= Joe Irukwu =

Nigerian insurance broker (1934–2023)

Joseph Ogbonnaya Irukwu (20 July 1934 – 7 July 2023) was a Nigerian insurance executive, lawyer, lecturer and author who wrote published works about the insurance industry in Africa. He was also a president of Ohaneze Ndigbo, an ethno-political and social group that represents the interest of Igbos in the Nigerian polity.

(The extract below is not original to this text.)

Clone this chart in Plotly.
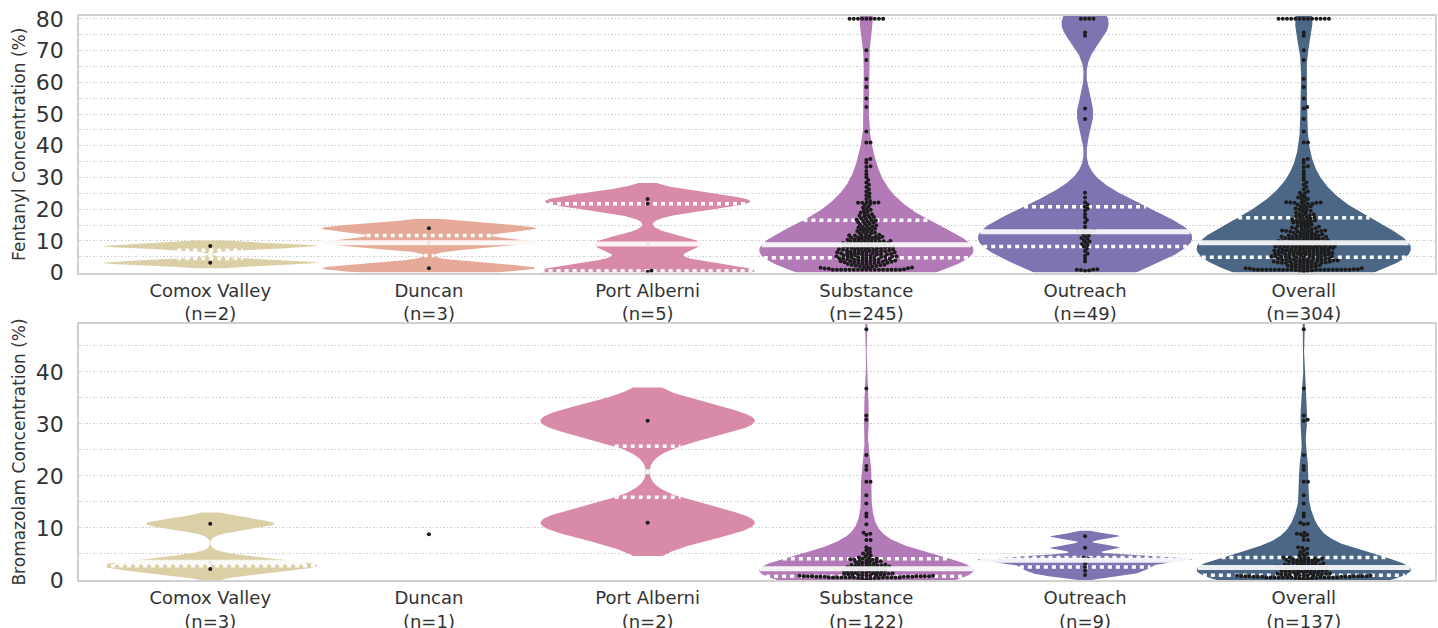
import numpy as np
import plotly.graph_objects as go

# ---------------- data ----------------
groups = ["Comox Valley", "Duncan", "Port Alberni", "Substance", "Outreach", "Overall"]
colors = ["#dbcfa5", "#e5ab98", "#d98aa9", "#b27ab6", "#8073b1", "#4c6685"]

fent_comox = [8.4, 3.1]
fent_duncan = [14.0, 9.4, 1.4]
fent_port_alberni = [23.2, 21.7, 9.0, 0.6, 0.3]
fent_substance = [
    0.9, 0.9, 0.9, 0.9, 0.9, 0.9, 0.9, 0.9, 0.9, 0.9, 0.9, 0.9, 0.9, 0.9, 0.9, 0.9, 0.9,
    1.1, 1.2, 1.3, 1.4, 1.5, 1.6, 1.7, 1.8, 1.9, 2.0, 2.1, 2.2, 2.3, 2.4, 2.5, 2.6, 2.7, 2.8, 2.9,
    3.0, 3.0, 3.1, 3.2, 3.2, 3.3, 3.4, 3.4, 3.5,
    3.6, 3.6, 3.7, 3.8, 3.8, 3.9, 4.0, 4.0, 4.1, 4.2, 4.2, 4.3, 4.4, 4.4, 4.5, 4.6,
    4.7,
    4.8, 4.8, 4.9, 4.9, 5.0, 5.0, 5.1, 5.2, 5.2, 5.3, 5.4, 5.4, 5.5, 5.6, 5.6, 5.7, 5.8, 5.8, 5.9, 6.0,
    6.0, 6.1, 6.2, 6.2, 6.3, 6.4, 6.4, 6.5, 6.6, 6.6, 6.7, 6.8, 6.8, 6.9, 7.0, 7.0, 7.1, 7.2, 7.2, 7.3,
    7.4, 7.4, 7.5, 7.6, 7.6, 7.7, 7.8, 7.8, 7.9, 8.0, 8.0, 8.1, 8.2, 8.2, 8.3, 8.4, 8.4, 8.5, 8.6, 8.7,
    8.8,
    8.9, 9.0, 9.0, 9.1, 9.2, 9.3, 9.3, 9.4, 9.5, 9.6, 9.6, 9.7, 9.8, 9.9, 10.0, 10.0, 10.1, 10.2, 10.3, 10.4,
    10.5, 10.6, 10.7, 10.8, 10.9, 11.0, 11.1, 11.2, 11.3, 11.4, 11.5, 11.6, 11.7, 11.8, 11.9,
    12.1, 12.3, 12.4, 12.6, 12.8, 13.0, 13.1, 13.3, 13.5, 13.7, 13.8, 14.0, 14.2, 14.4, 14.5,
    14.7, 14.9, 15.1, 15.3, 15.5, 15.7, 15.9, 16.1, 16.3, 16.4,
    16.5,
    16.7, 16.9, 17.1, 17.3, 17.5, 17.7, 17.9, 18.1, 18.4, 18.6, 18.9, 19.2, 19.5, 19.8, 20.1,
    20.5, 20.9, 21.3, 21.7, 22.0, 22.0, 22.0,
    22.1, 22.1, 22.6, 23.2, 23.8, 24.4, 25.0, 25.6, 26.3, 27.0, 27.7, 28.4, 29.2, 30.1,
    31.0, 32.0, 33.3, 33.5, 34.6, 35.5, 35.8,
    41.0, 41.0, 44.5, 52.2, 54.9, 58.5, 61.0, 67.0, 70.1,
    80.0, 80.0, 80.0, 80.0, 80.0, 80.0, 80.0, 80.0, 80.0,
]
fent_outreach = [
    0.6, 0.7, 0.8, 0.9, 1.0, 1.1,
    3.5, 4.4, 5.3, 6.0, 6.8, 7.6,
    8.2,
    8.6, 9.0, 9.4, 9.8, 10.2, 10.6, 10.9, 11.3, 11.7, 12.1, 12.5,
    12.9,
    13.0, 13.1, 13.2, 13.3, 14.5, 15.8, 16.6, 17.4, 18.4, 19.5, 20.2,
    20.8,
    21.4, 22.2, 23.7, 25.2, 48.4, 51.7, 74.7, 75.7, 80.0, 80.0, 80.0, 80.0,
]

brom_comox = [10.8, 3.4, 2.1]
brom_duncan = [8.8]
brom_port_alberni = [30.6, 11.0]
brom_substance = [
    0.2, 0.3, 0.3, 0.4, 0.4, 0.4,
    0.5, 0.5, 0.5, 0.5, 0.5, 0.5, 0.5, 0.5, 0.5, 0.5, 0.5, 0.5,
    0.6, 0.6, 0.6, 0.6, 0.6, 0.6, 0.7, 0.7, 0.7, 0.7, 0.7, 0.7, 0.7,
    0.8, 0.8, 0.8, 0.9, 0.9, 0.9, 1.0, 1.0, 1.0, 1.1, 1.1, 1.2, 1.2, 1.3, 1.3,
    1.4, 1.4, 1.5, 1.5, 1.6, 1.6, 1.7, 1.7, 1.8, 1.8, 1.9, 1.9, 2.0, 2.1, 2.1,
    2.2, 2.2, 2.3, 2.3, 2.4, 2.4, 2.5, 2.5, 2.6, 2.6, 2.7, 2.7, 2.8, 2.8, 2.9, 2.9,
    3.0, 3.0, 3.1, 3.2, 3.3, 3.4, 3.5, 3.5, 3.6, 3.7, 3.8, 3.9, 3.9, 4.0,
    4.1, 4.1, 4.2, 4.3, 4.5, 4.7, 5.0, 5.1, 5.4, 5.7, 6.0, 6.3, 7.7, 7.7, 8.7, 8.9,
    9.1, 10.7, 12.2, 12.8, 14.7, 16.3, 18.9, 18.9, 21.2, 21.9, 24.0, 30.8, 31.6,
    36.8, 48.2,
]
brom_outreach = [0.96, 1.8, 2.5, 3.2, 3.8, 4.1, 4.3, 6.2, 8.4]

fent_sites = [fent_comox, fent_duncan, fent_port_alberni, fent_substance, fent_outreach]
brom_sites = [brom_comox, brom_duncan, brom_port_alberni, brom_substance, brom_outreach]
fent_groups = fent_sites + [sum(fent_sites, [])]
brom_groups = brom_sites + [sum(brom_sites, [])]

fent_range = [0, 80.9]
brom_range = [0, 49.2]

# ---------------- geometry / style ----------------
W, H = 1438, 628
ML, MR, MT, MB = 79, 3, 16, 48
X_RANGE = [-0.6, 5.6]
TOP_DOM = [0.545, 1.0]
BOT_DOM = [0.0, 0.454]
plot_w = W - ML - MR
plot_h = H - MT - MB
ppx = plot_w / (X_RANGE[1] - X_RANGE[0])

BW_FACTOR = 0.23                        # kde bandwidth = factor * std * adjust
BW_ADJUST = [1.0, 1.0, 1.0, 1.5, 1.0, 1.5]
CUT = 2.0
HALF_W = 0.49
DOT_D = 4.2
SWARM_YSCALE = 1.5


def kde(vals, lo_clip, hi_clip, adj):
    v = np.asarray(vals, float)
    bw = BW_FACTOR * adj * v.std(ddof=1)
    lo = max(v.min() - CUT * bw, lo_clip)
    hi = min(v.max() + CUT * bw, hi_clip)
    grid = np.linspace(lo, hi, 600)
    dens = np.exp(-0.5 * ((grid[:, None] - v[None, :]) / bw) ** 2).sum(axis=1)
    return grid, dens / dens.max()


def swarm(vals, ppy):
    v = np.asarray(vals, float)
    order = np.argsort(v, kind="stable")
    placed = []
    offs = np.zeros(len(v))
    for i in order:
        y = v[i] * ppy
        near = [(px, py) for px, py in placed if abs(py - y) < DOT_D]
        cands = [0.0]
        for px, py in near:
            dx = np.sqrt(DOT_D ** 2 - (py - y) ** 2)
            cands += [px + dx, px - dx]
        cands.sort(key=abs)
        pick = cands[0]
        for c in cands:
            if all((c - px) ** 2 + (y - py) ** 2 >= DOT_D ** 2 - 1e-6 for px, py in near):
                pick = c
                break
        placed.append((pick, y))
        offs[i] = pick / ppx
    return offs


fig = go.Figure()


def add_panel(data, yr, dom, xa, ya):
    ppy = plot_h * (dom[1] - dom[0]) / (yr[1] - yr[0])
    for k, vals in enumerate(data):
        c = colors[k]
        v = np.asarray(vals, float)
        if len(v) >= 2:
            grid, dens = kde(v, yr[0], yr[1], BW_ADJUST[k])
            xs = np.concatenate([k + HALF_W * dens, (k - HALF_W * dens)[::-1]])
            ys = np.concatenate([grid, grid[::-1]])
            fig.add_trace(go.Scatter(x=xs, y=ys, fill="toself", fillcolor=c, mode="lines",
                                     line=dict(width=0, color=c), xaxis=xa, yaxis=ya,
                                     hoverinfo="skip"))
            q1, med, q3 = np.percentile(v, [25, 50, 75])
            for q in (q1, q3):
                hw = HALF_W * np.interp(q, grid, dens)
                fig.add_trace(go.Scatter(x=[k - hw, k + hw], y=[q, q], mode="lines",
                                         line=dict(color="white", width=3.5, dash="4px,4px"),
                                         xaxis=xa, yaxis=ya, hoverinfo="skip"))
        offs = swarm(v, ppy * SWARM_YSCALE)
        fig.add_trace(go.Scatter(x=k + offs, y=v, mode="markers",
                                 marker=dict(size=4, color="#1c1c1c", line=dict(width=0)),
                                 xaxis=xa, yaxis=ya, hoverinfo="skip"))
        if len(v) >= 2:
            hw = HALF_W * np.interp(med, grid, dens)
            fig.add_trace(go.Scatter(x=[k - hw, k + hw], y=[med, med], mode="lines",
                                     line=dict(color="white", width=5),
                                     opacity=0.9, xaxis=xa, yaxis=ya, hoverinfo="skip"))


add_panel(fent_groups, fent_range, TOP_DOM, "x", "y")
add_panel(brom_groups, brom_range, BOT_DOM, "x2", "y2")

ticktext_f = [f"{g}<br>(n={len(d)})" for g, d in zip(groups, fent_groups)]
ticktext_b = [f"{g}<br>(n={len(d)})" for g, d in zip(groups, brom_groups)]

txt = "#333333"
grid_c = "#cdcdcd"
spine = dict(showline=True, mirror=True, linecolor="#d0d0d0", linewidth=1.5,
             zeroline=False, automargin=False)
xcommon = dict(range=X_RANGE, domain=[0, 1], tickvals=list(range(6)), showgrid=False,
               ticks="", ticklabelstandoff=1, tickfont=dict(size=18, color=txt), **spine)
ycommon = dict(tick0=0, dtick=10, showgrid=True, gridcolor=grid_c, gridwidth=1,
               griddash="1.5px,2px", ticks="", tickfont=dict(size=22, color=txt),
               ticklabelstandoff=9,
               minor=dict(tick0=0, dtick=5, showgrid=True, gridcolor=grid_c, gridwidth=1,
                          griddash="1.5px,2px"), **spine)

fig.update_layout(
    width=W, height=H,
    margin=dict(l=ML, r=MR, t=MT, b=MB),
    plot_bgcolor="white", paper_bgcolor="white",
    showlegend=False,
    font=dict(family="DejaVu Sans", color=txt),
    xaxis=dict(anchor="y", ticktext=ticktext_f, **xcommon),
    xaxis2=dict(anchor="y2", ticktext=ticktext_b, **xcommon),
    yaxis=dict(domain=TOP_DOM, range=fent_range, anchor="x",
               title=dict(text="Fentanyl Concentration (%)", font=dict(size=17, color=txt), standoff=6),
               **ycommon),
    yaxis2=dict(domain=BOT_DOM, range=brom_range, anchor="x2",
                title=dict(text="Bromazolam Concentration (%)", font=dict(size=17, color=txt), standoff=6),
                **ycommon),
)

fig.write_html("out.html", config={"displayModeBar": False},
               post_script="document.body.style.margin='0px';")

Irukwu was the founding managing director of Nigerian Reinsurance Corporation, in 1989, he founded African Development Insurance Company which was later sold to Diamond Bank.

== Life ==
Irukwu was born on 20 July 1934. He obtained his degree in Law and Insurance from a British university in 1962. Upon returning to Nigeria, he found employment with West African Provincial Insurance Company, a British firm operating out of Lagos. Originally, a legal adviser, he rose within the firm and joined the managerial cadre of the firm's insurance department in 1965. In 1970, he was appointed chief executive officer of Unity Life and Fire Insurance Company and it was while working at Unity that his profile began to rise. In 1972, the government appointed him head of the student loans board, a committee with the responsibility to disburse loans to thousands of students. In 1977, Irukwu became the pioneer chief executive of Nigerian Reinsurance Corporation, a government owned business established to increase the local share of reinsurance premium income. Prior to the establishment of the firm, insurance firms in Nigeria, conducted reinsurance transactions with foreign companies. To boost the local insurance market and reduce foreign exchange out-flow, the government founded Nigerian Re. The new firm was given the right of first refusal for any reinsurance transaction to be conducted in Nigeria. One of Irukwu's main challenges was to recruit and train talent in a line of business that was new to Nigeria. The firm engaged foreign institutions in the training of workers and sponsored a training school in Lagos.

=== Academic career ===
In the early 1970s, Irukwu began to conduct lectures in actuarial science at University of Lagos. In addition, he was involved in developing training programs at the West African Insurance Companies Association (WAICA) and at the West African Insurance Institute.

Irukwu published his first book, Insurance Law and Practice in Nigeria in 1967 and his second book, Accident and Motor Insurance in West Africa was published in 1974. His third book, Insurance Management in Africa was published in 1976.

== Death ==
Irukwu died on 7 July 2023, at the age of 88.

== Works ==
- Irukwu, J.O. (1977). "Insurance management in Africa"
- Irukwu, J. O. (1974). "Accident and motor insurance in West Africa: Law & practice"
- Irukwu, J.O. (1991). "Insurance law and practice in Nigeria"
- Irukwu, J. (1983). "Nigeria at the crossroads : a nation in transition"
- O., Irukwu, J. (2014). "Nigeria at 100 : What next?"